OPINION FILED JULY 22, 1986.

THE PEOPLE OF THE STATE OF ILLINOIS, PLAINTIFF-APPELLEE,

v.

JEFFREY S. BEAN, DEFENDANT-APPELLANT.



Appeal from the Circuit Court of Champaign County; the Hon. John G. Townsend, Judge, presiding.

JUSTICE MORTHLAND DELIVERED THE OPINION OF THE COURT:

An information was filed in the circuit court of Champaign County of July 25, 1985, charging the defendant with battery in violation of section 12-3(a)(2) of the Criminal Code of 1961 (Ill. Rev. Stat. 1985, ch. 38, par. 12-3(a)(2)). The jury found the defendant guilty of battery on October 11, 1985. A sentencing hearing commenced on November 12, 1985, and was continued to November 19, 1985. The defendant was then sentenced to probation for a period of 12 months. One of the conditions of probation was that defendant serve 120 days in the county jail.

At the hearing on November 12, 1985, the defendant testified that he was a heroin addict and that he injected heroin intravenously one to four times a day. He testified that he desired treatment for his addiction.

The trial court stated:

"I understand the Defendant is attempting to make an election for treatment as an addict under Chapter 111 1/2 here. I have not available to me at this time any evaluation by an agency designated by the Department to indicate whether or not the Defendant might be accepted for treatment by a licensed program which is available under Chapter 111 1/2. What I'm going to do accordingly is recess this sentencing hearing for a few days to have the opportunity for such an evaluation to be made."

The court further said:

"Now, I've told your lawyer and I've told Ms. Lyles, the probation officer who prepared this report, that I anticipate that TASC is the agency to make this evaluation. That advice to me is required by the statute before I can consider this request that you are making, Mr. Bean. And if you come back here and you haven't followed through to get the report and evaluation made, I want you to understand that I will consider that you have unelected what you say you want to do today.

MR. BEAN: Yes.

THE COURT: It is your job to make sure you get there and get the evaluation made."

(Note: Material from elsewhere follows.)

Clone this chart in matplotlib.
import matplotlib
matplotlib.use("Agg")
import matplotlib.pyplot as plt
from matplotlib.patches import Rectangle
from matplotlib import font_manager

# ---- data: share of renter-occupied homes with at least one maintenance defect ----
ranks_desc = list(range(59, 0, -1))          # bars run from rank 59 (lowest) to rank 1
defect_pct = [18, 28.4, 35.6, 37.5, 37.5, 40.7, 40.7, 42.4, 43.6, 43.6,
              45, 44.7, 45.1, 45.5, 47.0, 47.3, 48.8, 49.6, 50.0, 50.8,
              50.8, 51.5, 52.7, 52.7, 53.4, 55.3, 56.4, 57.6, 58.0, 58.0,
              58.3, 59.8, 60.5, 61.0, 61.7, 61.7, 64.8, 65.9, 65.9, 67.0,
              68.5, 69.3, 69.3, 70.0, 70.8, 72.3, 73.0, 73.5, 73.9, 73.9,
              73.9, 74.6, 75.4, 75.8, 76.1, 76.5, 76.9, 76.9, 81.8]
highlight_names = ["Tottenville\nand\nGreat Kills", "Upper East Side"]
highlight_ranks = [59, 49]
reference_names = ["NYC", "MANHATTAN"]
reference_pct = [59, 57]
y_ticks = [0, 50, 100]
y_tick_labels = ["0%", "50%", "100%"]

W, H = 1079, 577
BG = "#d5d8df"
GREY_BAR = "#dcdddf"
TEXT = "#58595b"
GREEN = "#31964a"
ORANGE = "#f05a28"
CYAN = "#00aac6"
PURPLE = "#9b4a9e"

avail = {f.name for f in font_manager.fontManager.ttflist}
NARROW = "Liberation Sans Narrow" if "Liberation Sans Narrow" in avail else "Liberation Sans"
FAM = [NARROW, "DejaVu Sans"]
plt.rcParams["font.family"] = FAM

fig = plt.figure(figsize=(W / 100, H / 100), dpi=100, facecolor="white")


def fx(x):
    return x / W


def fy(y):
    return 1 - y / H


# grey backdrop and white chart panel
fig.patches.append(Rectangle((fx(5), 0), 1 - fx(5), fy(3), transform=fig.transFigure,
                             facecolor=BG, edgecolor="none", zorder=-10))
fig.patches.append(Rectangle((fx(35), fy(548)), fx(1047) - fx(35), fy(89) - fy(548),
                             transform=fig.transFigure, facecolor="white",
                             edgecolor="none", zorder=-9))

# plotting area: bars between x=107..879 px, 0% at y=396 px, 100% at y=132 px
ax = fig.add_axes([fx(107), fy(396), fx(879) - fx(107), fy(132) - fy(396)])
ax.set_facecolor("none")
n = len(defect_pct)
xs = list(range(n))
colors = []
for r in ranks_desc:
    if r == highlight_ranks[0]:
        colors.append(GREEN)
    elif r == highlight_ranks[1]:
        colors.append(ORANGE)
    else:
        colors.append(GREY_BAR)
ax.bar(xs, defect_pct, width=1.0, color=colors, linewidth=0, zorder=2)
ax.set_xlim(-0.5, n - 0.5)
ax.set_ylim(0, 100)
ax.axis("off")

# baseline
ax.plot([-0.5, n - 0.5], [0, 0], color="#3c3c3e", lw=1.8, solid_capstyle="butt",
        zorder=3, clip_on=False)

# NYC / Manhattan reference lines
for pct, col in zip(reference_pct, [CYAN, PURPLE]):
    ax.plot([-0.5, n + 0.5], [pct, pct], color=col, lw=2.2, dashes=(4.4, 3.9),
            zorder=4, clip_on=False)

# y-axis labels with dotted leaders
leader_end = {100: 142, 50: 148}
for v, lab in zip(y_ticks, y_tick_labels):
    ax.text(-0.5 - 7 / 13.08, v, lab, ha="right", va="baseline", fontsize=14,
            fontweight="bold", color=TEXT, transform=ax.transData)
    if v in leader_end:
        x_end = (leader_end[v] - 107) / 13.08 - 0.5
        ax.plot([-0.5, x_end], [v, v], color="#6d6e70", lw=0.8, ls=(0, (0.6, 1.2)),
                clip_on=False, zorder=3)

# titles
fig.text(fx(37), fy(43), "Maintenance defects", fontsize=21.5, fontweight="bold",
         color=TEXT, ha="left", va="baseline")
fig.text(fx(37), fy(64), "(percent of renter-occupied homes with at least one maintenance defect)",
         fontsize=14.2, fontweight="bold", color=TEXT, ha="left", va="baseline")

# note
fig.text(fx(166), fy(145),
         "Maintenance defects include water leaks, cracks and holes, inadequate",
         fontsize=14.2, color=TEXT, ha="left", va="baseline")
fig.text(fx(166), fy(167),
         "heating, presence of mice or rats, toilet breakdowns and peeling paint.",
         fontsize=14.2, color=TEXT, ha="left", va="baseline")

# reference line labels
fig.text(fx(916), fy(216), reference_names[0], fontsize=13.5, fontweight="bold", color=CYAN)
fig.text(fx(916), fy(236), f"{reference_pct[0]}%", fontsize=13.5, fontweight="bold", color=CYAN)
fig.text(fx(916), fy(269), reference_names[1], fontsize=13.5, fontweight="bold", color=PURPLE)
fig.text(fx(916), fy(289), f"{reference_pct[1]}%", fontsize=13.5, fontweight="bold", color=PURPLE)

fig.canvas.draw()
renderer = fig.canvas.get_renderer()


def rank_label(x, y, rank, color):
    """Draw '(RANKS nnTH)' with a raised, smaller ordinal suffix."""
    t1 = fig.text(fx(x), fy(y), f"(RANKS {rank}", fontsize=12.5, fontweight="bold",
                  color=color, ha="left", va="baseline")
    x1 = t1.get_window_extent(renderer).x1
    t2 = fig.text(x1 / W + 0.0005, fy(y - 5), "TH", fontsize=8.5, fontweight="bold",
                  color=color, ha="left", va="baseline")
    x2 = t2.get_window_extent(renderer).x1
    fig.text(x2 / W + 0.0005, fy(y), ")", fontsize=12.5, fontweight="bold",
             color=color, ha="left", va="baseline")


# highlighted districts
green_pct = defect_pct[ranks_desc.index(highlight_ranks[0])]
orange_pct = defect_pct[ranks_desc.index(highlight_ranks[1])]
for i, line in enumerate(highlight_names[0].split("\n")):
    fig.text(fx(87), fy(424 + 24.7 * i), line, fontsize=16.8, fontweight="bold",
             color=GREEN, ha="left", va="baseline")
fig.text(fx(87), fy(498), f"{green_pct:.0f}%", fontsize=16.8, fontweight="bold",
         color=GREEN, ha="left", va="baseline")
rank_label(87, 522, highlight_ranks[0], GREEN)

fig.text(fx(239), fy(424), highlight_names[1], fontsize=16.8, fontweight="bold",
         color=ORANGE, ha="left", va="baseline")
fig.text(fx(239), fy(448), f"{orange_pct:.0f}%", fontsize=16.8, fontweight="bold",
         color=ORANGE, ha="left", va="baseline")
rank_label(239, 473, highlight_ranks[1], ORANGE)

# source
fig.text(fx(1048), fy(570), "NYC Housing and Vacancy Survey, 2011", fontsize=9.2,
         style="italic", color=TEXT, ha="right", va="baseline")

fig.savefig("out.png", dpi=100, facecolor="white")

The record contains a letter from TASC dated November 18, 1985, advising the court that the defendant was scheduled to be evaluated for possible drug rehabilitation treatment on the 18th at 9:30 a.m. and failed to keep the appointment.

The defendant appeals contending that the trial court erred: (1) in failing to admonish him of his eligibility for treatment under the Alcoholism and Substance Abuse Act (Act) (Ill. Rev. Stat. 1985, ch. 111 1/2, par. 6301 et seq.); and (2) by refusing to order treatment for him because he missed his appointment for evaluation by TASC, this refusal amounting to an abuse of discretion on the part of the trial court.

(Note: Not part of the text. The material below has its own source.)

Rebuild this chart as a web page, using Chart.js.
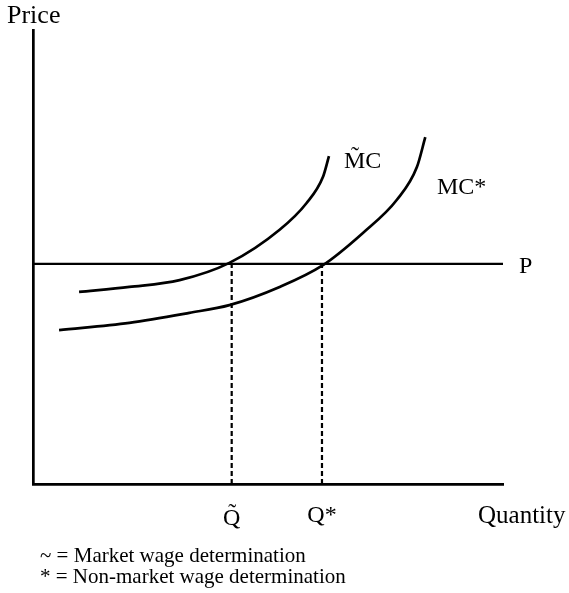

Section 23 of the Alcoholism and Substance Abuse Act (Ill. Rev. Stat. 1985, ch. 111 1/2, par. 6323) provides in pertinent part:

"Sec. 23. If a court has reason to believe that an individual convicted of a crime is an addict or the individual states that he is an addict and the court finds that he is eligible to make the election provided for under Section 21, the court shall advise him that he may be placed on probation if he elects to submit to treatment and is accepted for treatment by a licensed program designated by the Department."

The supreme court held in People v. Richardson (1984), 104 Ill.2d 8, 470 N.E.2d 1024, that the above language places a duty on the trial court to inform every defendant whom it knows, or has reason to believe, is ...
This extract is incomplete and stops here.